• **Brief**
Scan the entries below and extract each line with the word "that" in it.

• **Dataset**
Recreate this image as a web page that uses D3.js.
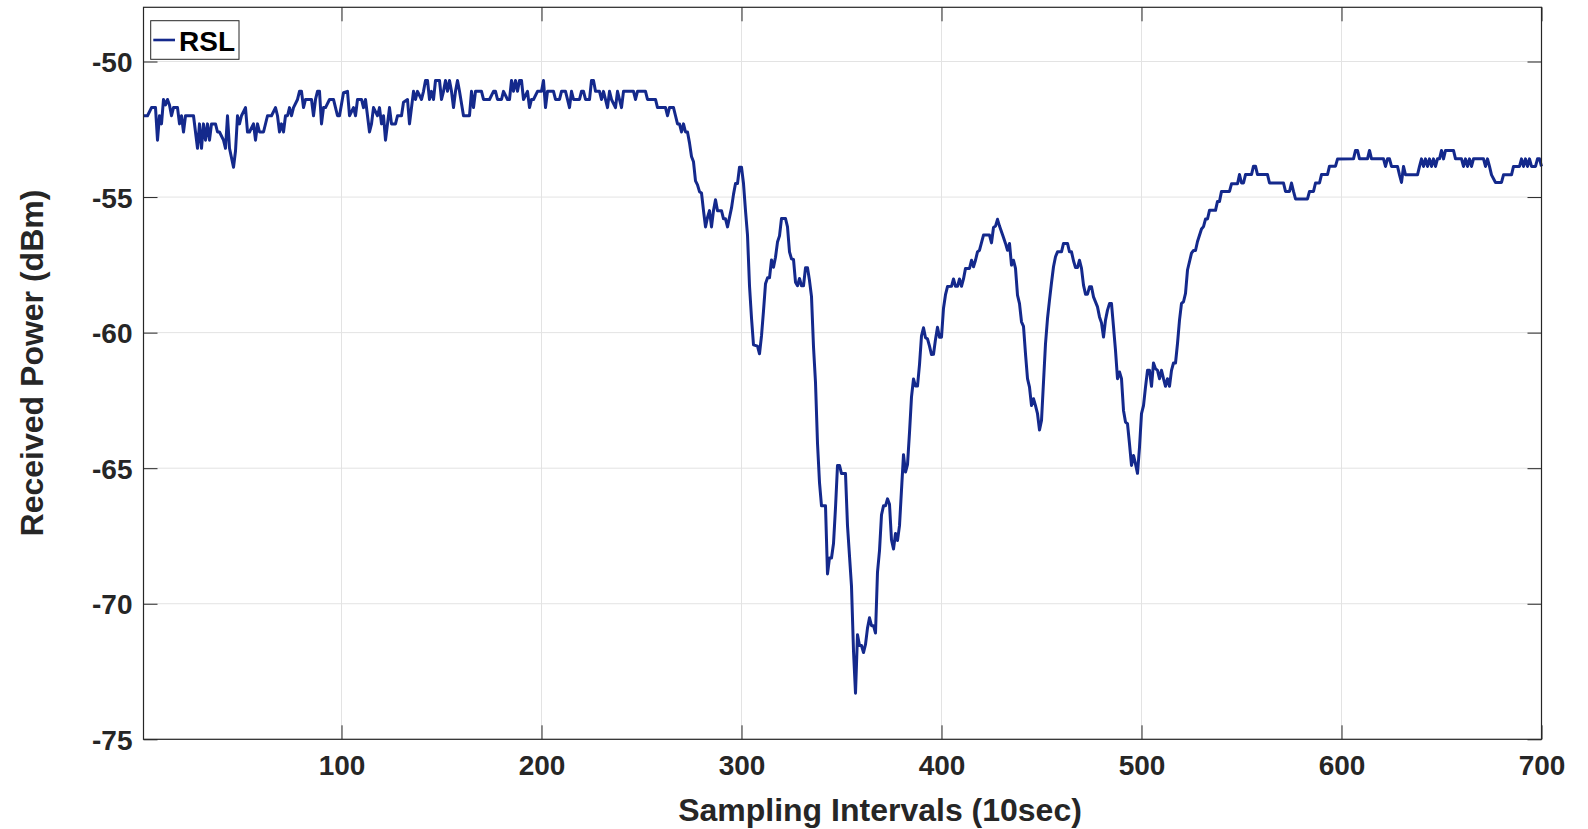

* * *

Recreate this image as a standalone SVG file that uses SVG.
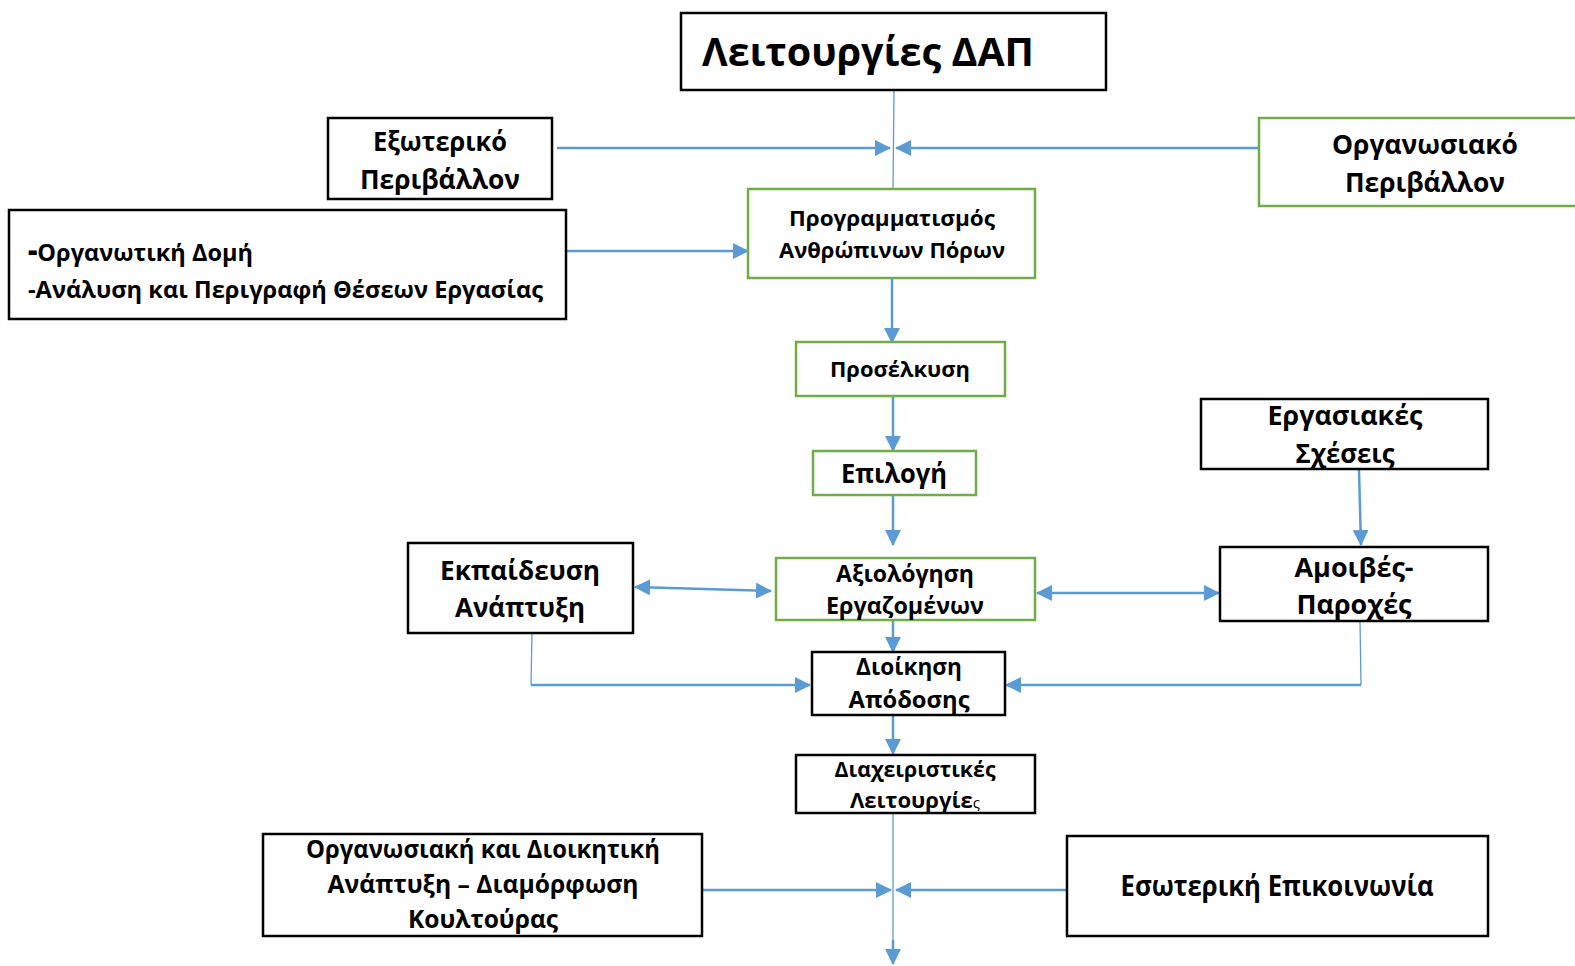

---

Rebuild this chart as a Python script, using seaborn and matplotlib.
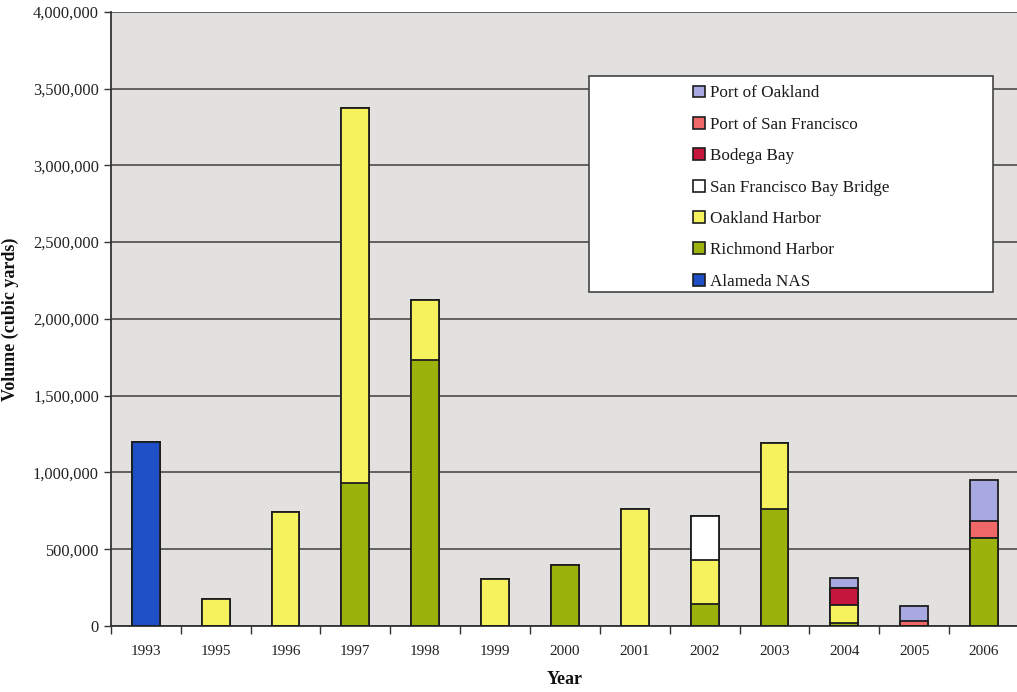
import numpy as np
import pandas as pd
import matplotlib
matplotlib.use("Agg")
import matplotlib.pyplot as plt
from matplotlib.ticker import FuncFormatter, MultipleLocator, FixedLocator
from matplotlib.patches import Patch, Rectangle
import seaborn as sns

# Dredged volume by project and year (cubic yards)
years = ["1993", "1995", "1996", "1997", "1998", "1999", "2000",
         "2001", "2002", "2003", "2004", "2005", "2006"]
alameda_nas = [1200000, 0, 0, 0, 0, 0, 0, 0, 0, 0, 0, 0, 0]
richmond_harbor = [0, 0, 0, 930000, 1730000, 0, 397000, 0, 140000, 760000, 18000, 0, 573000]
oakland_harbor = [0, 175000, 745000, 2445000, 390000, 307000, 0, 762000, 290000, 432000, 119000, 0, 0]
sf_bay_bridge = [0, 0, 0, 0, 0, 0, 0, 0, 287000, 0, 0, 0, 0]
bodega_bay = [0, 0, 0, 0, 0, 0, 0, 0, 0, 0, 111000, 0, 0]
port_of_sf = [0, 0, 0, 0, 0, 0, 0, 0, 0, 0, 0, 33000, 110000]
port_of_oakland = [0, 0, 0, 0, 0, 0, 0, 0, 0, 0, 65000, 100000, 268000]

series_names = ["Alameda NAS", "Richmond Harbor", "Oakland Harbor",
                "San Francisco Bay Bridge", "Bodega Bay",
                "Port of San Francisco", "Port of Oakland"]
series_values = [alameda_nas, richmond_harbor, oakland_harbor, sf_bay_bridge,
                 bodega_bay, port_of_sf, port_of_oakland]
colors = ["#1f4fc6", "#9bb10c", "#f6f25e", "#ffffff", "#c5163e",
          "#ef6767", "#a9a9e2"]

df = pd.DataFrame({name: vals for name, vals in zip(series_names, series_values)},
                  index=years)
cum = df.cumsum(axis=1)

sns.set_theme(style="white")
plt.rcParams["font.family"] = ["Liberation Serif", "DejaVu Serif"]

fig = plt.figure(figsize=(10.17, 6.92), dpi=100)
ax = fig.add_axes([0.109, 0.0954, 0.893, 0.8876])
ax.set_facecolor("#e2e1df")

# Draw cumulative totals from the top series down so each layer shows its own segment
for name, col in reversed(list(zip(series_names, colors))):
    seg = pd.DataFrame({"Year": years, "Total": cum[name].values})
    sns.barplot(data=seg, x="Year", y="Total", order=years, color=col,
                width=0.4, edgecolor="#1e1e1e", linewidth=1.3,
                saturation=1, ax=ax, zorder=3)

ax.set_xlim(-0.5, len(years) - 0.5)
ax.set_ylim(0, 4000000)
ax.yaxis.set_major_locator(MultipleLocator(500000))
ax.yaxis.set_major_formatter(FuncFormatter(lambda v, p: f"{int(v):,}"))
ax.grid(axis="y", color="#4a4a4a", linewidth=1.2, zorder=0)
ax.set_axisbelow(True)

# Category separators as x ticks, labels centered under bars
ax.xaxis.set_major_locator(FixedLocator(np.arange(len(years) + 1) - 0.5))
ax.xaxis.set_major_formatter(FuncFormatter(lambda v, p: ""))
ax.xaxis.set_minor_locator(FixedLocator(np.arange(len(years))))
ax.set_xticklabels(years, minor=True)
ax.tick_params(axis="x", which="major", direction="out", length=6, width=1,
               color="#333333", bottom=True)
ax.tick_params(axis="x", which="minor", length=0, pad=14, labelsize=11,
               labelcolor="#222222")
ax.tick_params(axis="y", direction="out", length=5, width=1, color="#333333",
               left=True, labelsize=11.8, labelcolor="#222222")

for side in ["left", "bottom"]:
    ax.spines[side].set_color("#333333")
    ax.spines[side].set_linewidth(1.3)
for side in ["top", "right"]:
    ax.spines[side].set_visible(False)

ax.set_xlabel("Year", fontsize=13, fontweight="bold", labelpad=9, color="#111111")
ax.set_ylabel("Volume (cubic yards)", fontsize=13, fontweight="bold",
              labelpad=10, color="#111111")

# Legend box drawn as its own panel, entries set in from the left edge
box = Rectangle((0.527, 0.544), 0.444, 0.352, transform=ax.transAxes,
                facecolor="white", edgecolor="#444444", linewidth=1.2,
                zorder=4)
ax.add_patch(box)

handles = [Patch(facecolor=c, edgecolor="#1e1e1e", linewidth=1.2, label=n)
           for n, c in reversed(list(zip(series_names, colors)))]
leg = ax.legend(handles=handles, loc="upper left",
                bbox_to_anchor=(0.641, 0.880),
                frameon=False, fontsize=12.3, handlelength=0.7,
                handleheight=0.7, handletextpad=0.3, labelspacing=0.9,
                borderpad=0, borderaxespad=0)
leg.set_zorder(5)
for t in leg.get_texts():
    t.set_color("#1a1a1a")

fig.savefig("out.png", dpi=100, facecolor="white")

• **Written reply**
Recreate this image as a web page that uses D3.js.
Recreate this image as a standalone SVG file that uses SVG.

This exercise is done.